Return each line of the listing below, unchanged, and omit the images.

> Source data
━━━━━━━━━━━━━━━━━━━━━━━━━━━━━━

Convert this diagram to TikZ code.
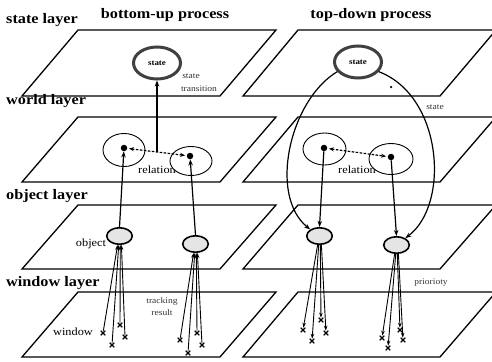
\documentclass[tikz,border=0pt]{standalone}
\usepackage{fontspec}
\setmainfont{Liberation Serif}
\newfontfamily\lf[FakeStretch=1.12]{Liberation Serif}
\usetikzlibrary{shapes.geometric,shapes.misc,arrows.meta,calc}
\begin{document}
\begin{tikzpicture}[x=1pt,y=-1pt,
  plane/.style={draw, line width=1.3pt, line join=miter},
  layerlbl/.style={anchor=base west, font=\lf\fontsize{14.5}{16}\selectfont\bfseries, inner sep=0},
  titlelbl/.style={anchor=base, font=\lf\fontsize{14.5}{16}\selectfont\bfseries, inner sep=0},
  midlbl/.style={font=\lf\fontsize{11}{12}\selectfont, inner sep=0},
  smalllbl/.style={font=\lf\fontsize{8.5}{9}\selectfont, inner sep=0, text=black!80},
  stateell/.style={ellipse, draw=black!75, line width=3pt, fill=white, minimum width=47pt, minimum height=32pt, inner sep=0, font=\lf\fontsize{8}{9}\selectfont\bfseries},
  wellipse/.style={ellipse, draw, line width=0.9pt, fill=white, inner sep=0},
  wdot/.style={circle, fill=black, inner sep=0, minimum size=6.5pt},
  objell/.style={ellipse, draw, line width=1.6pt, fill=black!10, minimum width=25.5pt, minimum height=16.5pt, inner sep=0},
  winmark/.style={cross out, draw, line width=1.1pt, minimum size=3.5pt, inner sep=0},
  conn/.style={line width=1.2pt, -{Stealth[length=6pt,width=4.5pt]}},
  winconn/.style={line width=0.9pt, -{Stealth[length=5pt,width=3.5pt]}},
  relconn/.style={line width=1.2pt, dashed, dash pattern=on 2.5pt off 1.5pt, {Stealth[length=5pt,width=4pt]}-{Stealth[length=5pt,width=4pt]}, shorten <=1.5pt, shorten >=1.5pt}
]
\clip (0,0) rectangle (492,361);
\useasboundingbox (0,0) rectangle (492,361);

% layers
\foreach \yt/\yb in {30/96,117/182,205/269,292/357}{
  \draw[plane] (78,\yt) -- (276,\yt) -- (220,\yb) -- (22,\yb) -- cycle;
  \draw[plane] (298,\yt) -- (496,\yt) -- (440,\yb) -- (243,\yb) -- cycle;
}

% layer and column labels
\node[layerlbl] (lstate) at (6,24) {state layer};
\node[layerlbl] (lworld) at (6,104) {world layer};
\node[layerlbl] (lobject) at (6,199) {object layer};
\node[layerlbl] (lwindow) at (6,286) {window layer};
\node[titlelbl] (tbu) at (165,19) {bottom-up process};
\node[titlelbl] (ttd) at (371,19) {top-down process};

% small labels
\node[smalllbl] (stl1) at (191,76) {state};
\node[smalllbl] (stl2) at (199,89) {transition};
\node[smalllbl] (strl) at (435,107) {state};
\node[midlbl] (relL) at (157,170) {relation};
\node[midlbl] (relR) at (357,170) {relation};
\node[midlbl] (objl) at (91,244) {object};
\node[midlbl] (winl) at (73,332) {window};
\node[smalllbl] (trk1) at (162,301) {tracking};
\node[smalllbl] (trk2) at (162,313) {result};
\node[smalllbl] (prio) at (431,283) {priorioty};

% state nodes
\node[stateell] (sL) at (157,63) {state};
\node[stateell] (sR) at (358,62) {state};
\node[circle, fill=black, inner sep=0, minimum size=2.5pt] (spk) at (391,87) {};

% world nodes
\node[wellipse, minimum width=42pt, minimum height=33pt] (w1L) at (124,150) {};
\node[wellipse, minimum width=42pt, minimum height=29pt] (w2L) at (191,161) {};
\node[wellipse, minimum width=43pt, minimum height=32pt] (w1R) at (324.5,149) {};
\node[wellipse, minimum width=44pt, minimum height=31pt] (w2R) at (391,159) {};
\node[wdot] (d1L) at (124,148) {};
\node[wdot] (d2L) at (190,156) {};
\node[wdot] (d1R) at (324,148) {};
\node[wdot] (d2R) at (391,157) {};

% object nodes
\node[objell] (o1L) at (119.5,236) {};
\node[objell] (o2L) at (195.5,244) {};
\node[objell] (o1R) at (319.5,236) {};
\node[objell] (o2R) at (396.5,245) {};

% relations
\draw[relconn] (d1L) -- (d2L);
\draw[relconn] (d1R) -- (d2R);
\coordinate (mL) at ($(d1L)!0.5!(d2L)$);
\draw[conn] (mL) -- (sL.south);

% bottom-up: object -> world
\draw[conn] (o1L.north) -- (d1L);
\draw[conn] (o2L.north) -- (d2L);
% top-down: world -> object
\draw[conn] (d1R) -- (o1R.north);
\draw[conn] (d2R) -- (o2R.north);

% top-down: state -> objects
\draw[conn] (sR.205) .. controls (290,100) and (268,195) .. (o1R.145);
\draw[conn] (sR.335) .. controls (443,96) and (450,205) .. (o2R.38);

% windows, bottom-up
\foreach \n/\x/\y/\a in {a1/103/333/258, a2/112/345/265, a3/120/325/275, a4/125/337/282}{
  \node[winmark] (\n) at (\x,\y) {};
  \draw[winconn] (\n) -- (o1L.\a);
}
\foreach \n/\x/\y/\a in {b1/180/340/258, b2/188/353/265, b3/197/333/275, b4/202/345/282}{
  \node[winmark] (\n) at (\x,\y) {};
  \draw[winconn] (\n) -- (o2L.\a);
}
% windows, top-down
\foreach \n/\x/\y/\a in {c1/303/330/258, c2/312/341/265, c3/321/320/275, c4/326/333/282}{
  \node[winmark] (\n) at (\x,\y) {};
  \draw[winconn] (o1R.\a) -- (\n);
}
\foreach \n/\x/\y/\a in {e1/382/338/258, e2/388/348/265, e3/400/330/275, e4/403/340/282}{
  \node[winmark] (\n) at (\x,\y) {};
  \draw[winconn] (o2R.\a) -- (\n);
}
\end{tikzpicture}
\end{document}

━━━━━━━━━━━━━━━━━━━━━━━━━━━━━━

> Exercise output
Convert this diagram to TikZ code.
\documentclass[tikz,border=0pt]{standalone}
\usepackage{fontspec}
\setmainfont{Liberation Serif}
\newfontfamily\lf[FakeStretch=1.12]{Liberation Serif}
\usetikzlibrary{shapes.geometric,shapes.misc,arrows.meta,calc}
\begin{document}
\begin{tikzpicture}[x=1pt,y=-1pt,
  plane/.style={draw, line width=1.3pt, line join=miter},
  layerlbl/.style={anchor=base west, font=\lf\fontsize{14.5}{16}\selectfont\bfseries, inner sep=0},
  titlelbl/.style={anchor=base, font=\lf\fontsize{14.5}{16}\selectfont\bfseries, inner sep=0},
  midlbl/.style={font=\lf\fontsize{11}{12}\selectfont, inner sep=0},
  smalllbl/.style={font=\lf\fontsize{8.5}{9}\selectfont, inner sep=0, text=black!80},
  stateell/.style={ellipse, draw=black!75, line width=3pt, fill=white, minimum width=47pt, minimum height=32pt, inner sep=0, font=\lf\fontsize{8}{9}\selectfont\bfseries},
  wellipse/.style={ellipse, draw, line width=0.9pt, fill=white, inner sep=0},
  wdot/.style={circle, fill=black, inner sep=0, minimum size=6.5pt},
  objell/.style={ellipse, draw, line width=1.6pt, fill=black!10, minimum width=25.5pt, minimum height=16.5pt, inner sep=0},
  winmark/.style={cross out, draw, line width=1.1pt, minimum size=3.5pt, inner sep=0},
  conn/.style={line width=1.2pt, -{Stealth[length=6pt,width=4.5pt]}},
  winconn/.style={line width=0.9pt, -{Stealth[length=5pt,width=3.5pt]}},
  relconn/.style={line width=1.2pt, dashed, dash pattern=on 2.5pt off 1.5pt, {Stealth[length=5pt,width=4pt]}-{Stealth[length=5pt,width=4pt]}, shorten <=1.5pt, shorten >=1.5pt}
]
\clip (0,0) rectangle (492,361);
\useasboundingbox (0,0) rectangle (492,361);

% layers
\foreach \yt/\yb in {30/96,117/182,205/269,292/357}{
  \draw[plane] (78,\yt) -- (276,\yt) -- (220,\yb) -- (22,\yb) -- cycle;
  \draw[plane] (298,\yt) -- (496,\yt) -- (440,\yb) -- (243,\yb) -- cycle;
}

% layer and column labels
\node[layerlbl] (lstate) at (6,24) {state layer};
\node[layerlbl] (lworld) at (6,104) {world layer};
\node[layerlbl] (lobject) at (6,199) {object layer};
\node[layerlbl] (lwindow) at (6,286) {window layer};
\node[titlelbl] (tbu) at (165,19) {bottom-up process};
\node[titlelbl] (ttd) at (371,19) {top-down process};

% small labels
\node[smalllbl] (stl1) at (191,76) {state};
\node[smalllbl] (stl2) at (199,89) {transition};
\node[smalllbl] (strl) at (435,107) {state};
\node[midlbl] (relL) at (157,170) {relation};
\node[midlbl] (relR) at (357,170) {relation};
\node[midlbl] (objl) at (91,244) {object};
\node[midlbl] (winl) at (73,332) {window};
\node[smalllbl] (trk1) at (162,301) {tracking};
\node[smalllbl] (trk2) at (162,313) {result};
\node[smalllbl] (prio) at (431,283) {priorioty};

% state nodes
\node[stateell] (sL) at (157,63) {state};
\node[stateell] (sR) at (358,62) {state};
\node[circle, fill=black, inner sep=0, minimum size=2.5pt] (spk) at (391,87) {};

% world nodes
\node[wellipse, minimum width=42pt, minimum height=33pt] (w1L) at (124,150) {};
\node[wellipse, minimum width=42pt, minimum height=29pt] (w2L) at (191,161) {};
\node[wellipse, minimum width=43pt, minimum height=32pt] (w1R) at (324.5,149) {};
\node[wellipse, minimum width=44pt, minimum height=31pt] (w2R) at (391,159) {};
\node[wdot] (d1L) at (124,148) {};
\node[wdot] (d2L) at (190,156) {};
\node[wdot] (d1R) at (324,148) {};
\node[wdot] (d2R) at (391,157) {};

% object nodes
\node[objell] (o1L) at (119.5,236) {};
\node[objell] (o2L) at (195.5,244) {};
\node[objell] (o1R) at (319.5,236) {};
\node[objell] (o2R) at (396.5,245) {};

% relations
\draw[relconn] (d1L) -- (d2L);
\draw[relconn] (d1R) -- (d2R);
\coordinate (mL) at ($(d1L)!0.5!(d2L)$);
\draw[conn] (mL) -- (sL.south);

% bottom-up: object -> world
\draw[conn] (o1L.north) -- (d1L);
\draw[conn] (o2L.north) -- (d2L);
% top-down: world -> object
\draw[conn] (d1R) -- (o1R.north);
\draw[conn] (d2R) -- (o2R.north);

% top-down: state -> objects
\draw[conn] (sR.205) .. controls (290,100) and (268,195) .. (o1R.145);
\draw[conn] (sR.335) .. controls (443,96) and (450,205) .. (o2R.38);

% windows, bottom-up
\foreach \n/\x/\y/\a in {a1/103/333/258, a2/112/345/265, a3/120/325/275, a4/125/337/282}{
  \node[winmark] (\n) at (\x,\y) {};
  \draw[winconn] (\n) -- (o1L.\a);
}
\foreach \n/\x/\y/\a in {b1/180/340/258, b2/188/353/265, b3/197/333/275, b4/202/345/282}{
  \node[winmark] (\n) at (\x,\y) {};
  \draw[winconn] (\n) -- (o2L.\a);
}
% windows, top-down
\foreach \n/\x/\y/\a in {c1/303/330/258, c2/312/341/265, c3/321/320/275, c4/326/333/282}{
  \node[winmark] (\n) at (\x,\y) {};
  \draw[winconn] (o1R.\a) -- (\n);
}
\foreach \n/\x/\y/\a in {e1/382/338/258, e2/388/348/265, e3/400/330/275, e4/403/340/282}{
  \node[winmark] (\n) at (\x,\y) {};
  \draw[winconn] (o2R.\a) -- (\n);
}
\end{tikzpicture}
\end{document}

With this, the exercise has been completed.